[START OF Supplied material]

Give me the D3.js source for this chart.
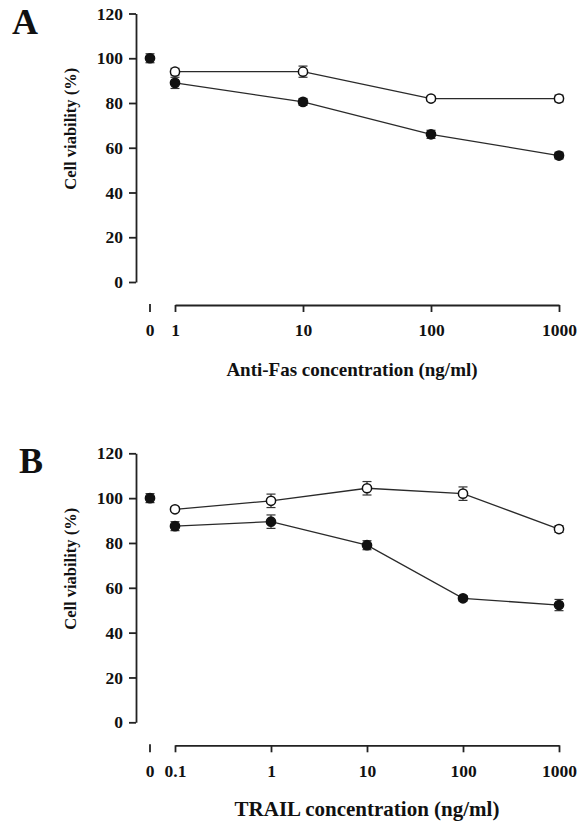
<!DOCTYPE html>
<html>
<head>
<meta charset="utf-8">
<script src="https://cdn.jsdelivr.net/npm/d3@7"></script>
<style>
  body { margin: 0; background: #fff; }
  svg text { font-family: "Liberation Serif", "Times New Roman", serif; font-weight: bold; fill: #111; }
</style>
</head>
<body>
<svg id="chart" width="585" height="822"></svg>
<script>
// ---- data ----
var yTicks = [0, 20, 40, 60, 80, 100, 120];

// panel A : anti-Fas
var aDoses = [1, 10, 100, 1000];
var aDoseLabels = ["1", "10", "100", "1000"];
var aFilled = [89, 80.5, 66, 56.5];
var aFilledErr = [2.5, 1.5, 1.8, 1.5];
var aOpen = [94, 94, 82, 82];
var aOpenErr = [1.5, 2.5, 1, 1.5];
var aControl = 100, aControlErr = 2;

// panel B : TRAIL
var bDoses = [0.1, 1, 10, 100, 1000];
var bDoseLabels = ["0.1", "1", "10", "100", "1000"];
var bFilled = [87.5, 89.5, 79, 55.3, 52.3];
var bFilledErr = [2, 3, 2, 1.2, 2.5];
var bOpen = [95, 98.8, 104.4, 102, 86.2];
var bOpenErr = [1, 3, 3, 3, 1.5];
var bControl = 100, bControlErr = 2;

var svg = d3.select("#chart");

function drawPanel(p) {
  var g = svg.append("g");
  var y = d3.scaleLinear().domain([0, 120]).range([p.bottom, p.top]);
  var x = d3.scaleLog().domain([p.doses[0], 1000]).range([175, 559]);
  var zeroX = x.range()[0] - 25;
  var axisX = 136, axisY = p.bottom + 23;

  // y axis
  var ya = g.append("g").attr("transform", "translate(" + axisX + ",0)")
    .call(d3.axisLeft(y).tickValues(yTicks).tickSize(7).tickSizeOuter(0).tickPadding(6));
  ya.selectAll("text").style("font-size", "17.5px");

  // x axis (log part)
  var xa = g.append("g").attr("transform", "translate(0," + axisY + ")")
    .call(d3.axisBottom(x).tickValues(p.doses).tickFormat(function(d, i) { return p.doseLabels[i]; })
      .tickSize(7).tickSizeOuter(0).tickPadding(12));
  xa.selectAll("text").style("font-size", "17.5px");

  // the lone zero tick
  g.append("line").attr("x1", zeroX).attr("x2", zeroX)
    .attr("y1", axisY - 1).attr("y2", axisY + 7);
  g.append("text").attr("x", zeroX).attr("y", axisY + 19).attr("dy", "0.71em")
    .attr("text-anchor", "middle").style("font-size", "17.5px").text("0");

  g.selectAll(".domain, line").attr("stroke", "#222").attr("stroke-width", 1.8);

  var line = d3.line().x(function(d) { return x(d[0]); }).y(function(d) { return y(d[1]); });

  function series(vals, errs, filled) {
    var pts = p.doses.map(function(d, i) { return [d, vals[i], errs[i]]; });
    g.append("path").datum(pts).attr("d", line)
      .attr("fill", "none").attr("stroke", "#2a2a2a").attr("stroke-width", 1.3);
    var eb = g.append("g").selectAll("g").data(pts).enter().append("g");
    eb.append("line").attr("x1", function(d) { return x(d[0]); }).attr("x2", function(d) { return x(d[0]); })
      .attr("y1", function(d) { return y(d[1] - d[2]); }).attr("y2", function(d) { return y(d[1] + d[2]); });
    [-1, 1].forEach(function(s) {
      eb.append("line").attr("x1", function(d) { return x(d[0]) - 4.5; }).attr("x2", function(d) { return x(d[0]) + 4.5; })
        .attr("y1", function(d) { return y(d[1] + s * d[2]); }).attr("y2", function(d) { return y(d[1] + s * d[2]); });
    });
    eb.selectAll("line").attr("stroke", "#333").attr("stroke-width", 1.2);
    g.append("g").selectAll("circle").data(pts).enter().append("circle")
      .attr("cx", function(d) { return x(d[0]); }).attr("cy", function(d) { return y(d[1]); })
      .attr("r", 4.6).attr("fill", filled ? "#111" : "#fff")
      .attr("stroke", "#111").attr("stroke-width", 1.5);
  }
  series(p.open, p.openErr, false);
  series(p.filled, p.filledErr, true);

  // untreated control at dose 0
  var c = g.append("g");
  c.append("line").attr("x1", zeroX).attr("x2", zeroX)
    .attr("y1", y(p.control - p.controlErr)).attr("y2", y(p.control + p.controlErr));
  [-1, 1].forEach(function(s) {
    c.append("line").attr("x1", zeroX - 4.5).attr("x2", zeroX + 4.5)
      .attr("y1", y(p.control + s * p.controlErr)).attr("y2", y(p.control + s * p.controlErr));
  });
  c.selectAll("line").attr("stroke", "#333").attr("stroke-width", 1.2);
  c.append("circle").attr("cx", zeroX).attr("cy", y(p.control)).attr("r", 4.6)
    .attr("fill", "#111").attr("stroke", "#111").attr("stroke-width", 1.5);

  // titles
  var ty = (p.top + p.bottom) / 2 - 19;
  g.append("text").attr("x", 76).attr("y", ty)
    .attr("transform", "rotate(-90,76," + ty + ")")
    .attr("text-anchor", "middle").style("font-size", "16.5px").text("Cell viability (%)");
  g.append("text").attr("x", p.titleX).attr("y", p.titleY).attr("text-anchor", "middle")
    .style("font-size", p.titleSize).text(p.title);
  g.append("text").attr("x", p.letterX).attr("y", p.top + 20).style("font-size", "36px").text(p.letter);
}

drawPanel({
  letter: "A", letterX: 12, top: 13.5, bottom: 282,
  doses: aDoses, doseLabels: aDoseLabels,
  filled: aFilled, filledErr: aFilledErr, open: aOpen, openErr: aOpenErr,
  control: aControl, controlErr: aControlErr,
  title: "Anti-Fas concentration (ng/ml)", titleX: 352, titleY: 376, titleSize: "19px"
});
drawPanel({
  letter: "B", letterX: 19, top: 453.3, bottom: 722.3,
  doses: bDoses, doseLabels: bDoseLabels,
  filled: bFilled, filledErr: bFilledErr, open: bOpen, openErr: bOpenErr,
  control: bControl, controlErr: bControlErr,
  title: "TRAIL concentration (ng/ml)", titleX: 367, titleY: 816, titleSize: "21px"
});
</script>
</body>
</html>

[END OF Supplied material]
[START OF Supplied material]

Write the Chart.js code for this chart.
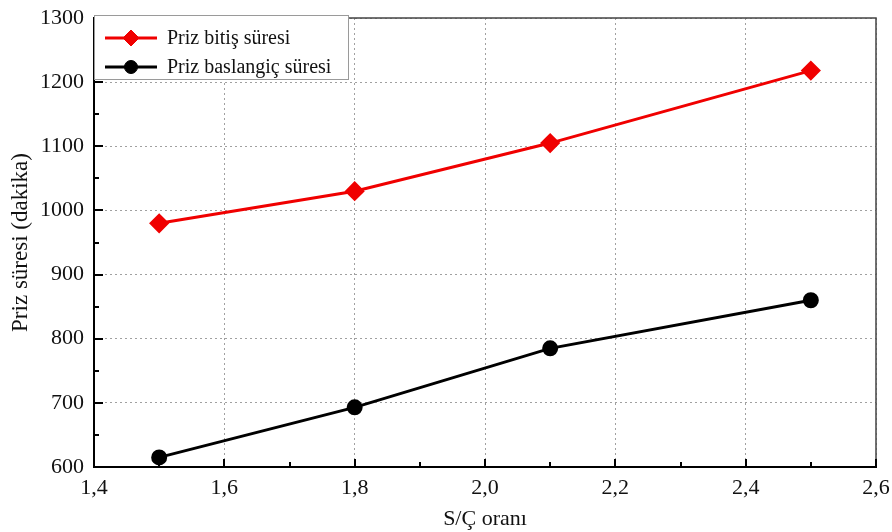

[END OF Supplied material]

• [What is expected] Pick out all lines containing the string "chart".

• [Solution]
Give me the D3.js source for this chart.
<svg id="chart" width="585" height="822"></svg>
var svg = d3.select("#chart");
Write the Chart.js code for this chart.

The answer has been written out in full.